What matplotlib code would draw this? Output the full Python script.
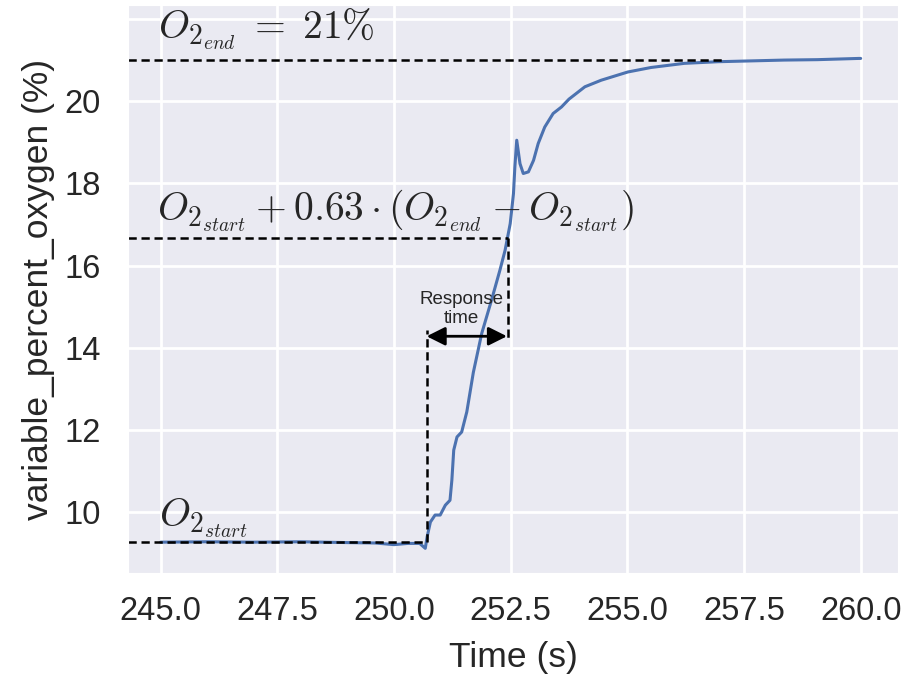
import matplotlib
matplotlib.use("Agg")
import matplotlib.pyplot as plt
import seaborn as sns

# oxygen trace (time in s, O2 in %)
time_s = [245.0, 246.0, 247.0, 248.0, 249.0, 249.6, 250.0, 250.3, 250.55,
          250.67, 250.71, 250.78, 250.88, 250.99, 251.10, 251.20, 251.24,
          251.28, 251.35, 251.45, 251.56, 251.70, 251.88, 252.09, 252.27,
          252.38, 252.49, 252.56, 252.59, 252.63, 252.70, 252.77, 252.88,
          252.99, 253.09, 253.23, 253.41, 253.59, 253.75, 254.09, 254.44,
          255.01, 255.51, 256.22, 256.94, 257.65, 258.36, 259.07, 259.96, 260.0]
oxygen_pct = [9.27, 9.28, 9.27, 9.28, 9.26, 9.25, 9.21, 9.24, 9.24,
              9.12, 9.40, 9.76, 9.93, 9.93, 10.17, 10.29, 10.78,
              11.51, 11.83, 11.95, 12.44, 13.40, 14.35, 15.16, 15.89,
              16.37, 17.02, 17.75, 18.40, 19.05, 18.48, 18.24, 18.28,
              18.56, 18.97, 19.37, 19.70, 19.86, 20.05, 20.35, 20.51,
              20.71, 20.82, 20.92, 20.96, 20.98, 21.00, 21.01, 21.04, 21.04]

O2_START = 9.27
O2_END = 21.0
T_START = 250.7
T_63 = 252.45
O2_63 = O2_START + 0.63 * (O2_END - O2_START)

YTICKS = [10, 12, 14, 16, 18, 20, 22]
YTICK_LABELS = ["10", "12", "14", "16", "18", "20", ""]
XTICKS = [245.0, 247.5, 250.0, 252.5, 255.0, 257.5, 260.0]

sns.set_style("darkgrid")
plt.rcParams["font.family"] = ["Liberation Sans", "DejaVu Sans"]
plt.rcParams["mathtext.fontset"] = "cm"

fig = plt.figure(figsize=(9.08, 6.81), dpi=100)
ax = fig.add_axes([128 / 908, 108 / 681, 770 / 908, 568 / 681])

ax.plot(time_s, oxygen_pct, color="#4C72B0", lw=2.2)

XMIN, XMAX = 244.3, 260.8
ax.set_xlim(XMIN, XMAX)
ax.set_ylim(8.52, 22.34)

dash = dict(color="k", ls="--", lw=1.8, dashes=(3.3, 1.9))
ax.plot([XMIN, 257.1], [O2_END, O2_END], **dash)
ax.plot([XMIN, T_63], [O2_63, O2_63], **dash)
ax.plot([T_63, T_63], [O2_63, 14.18], **dash)
ax.plot([XMIN, T_START], [O2_START, O2_START], **dash)
ax.plot([T_START, T_START], [O2_START, 14.43], **dash)

ax.annotate("", xy=(T_START, 14.28), xytext=(T_63 - 0.03, 14.28),
            arrowprops=dict(arrowstyle="<|-|>", color="k", lw=2,
                            mutation_scale=28, shrinkA=0, shrinkB=0))
ax.text(251.45, 14.5, "Response\ntime", ha="center", va="bottom",
        multialignment="center", fontsize=13.5, color="#262626")

mfs = 28.5
ax.text(244.95, 21.2, r"$O_{2_{end}}\;=\;21\%$", fontsize=mfs, va="bottom")
ax.text(244.93, 16.77, r"$O_{2_{start}} + 0.63 \cdot (O_{2_{end}} - O_{2_{start}})$",
        fontsize=mfs, va="bottom")
ax.text(244.97, 9.33, r"$O_{2_{start}}$", fontsize=mfs, va="bottom")

ax.set_xticks(XTICKS)
ax.set_xticklabels([f"{x:.1f}" for x in XTICKS])
ax.set_yticks(YTICKS)
ax.set_yticklabels(YTICK_LABELS)
ax.tick_params(axis="x", labelsize=23.5, colors="#262626", pad=13)
ax.tick_params(axis="y", labelsize=23.5, colors="#262626", pad=16)
ax.set_xlabel("Time (s)", fontsize=25.5, color="#262626", labelpad=10)
ax.set_ylabel("variable_percent_oxygen (%)", fontsize=25.5, color="#262626",
              labelpad=7)
for line in ax.get_xgridlines() + ax.get_ygridlines():
    line.set_linewidth(2)

fig.savefig("out.png", dpi=100)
----
* Problem details *
Restate exactly, please, only the lines between the start of the data and the line containing "import seaborn as sns", both ends included, skipping the pictures.

* Result of this exercise *
What matplotlib code would draw this? Output the full Python script.
import matplotlib
matplotlib.use("Agg")
import matplotlib.pyplot as plt
import seaborn as sns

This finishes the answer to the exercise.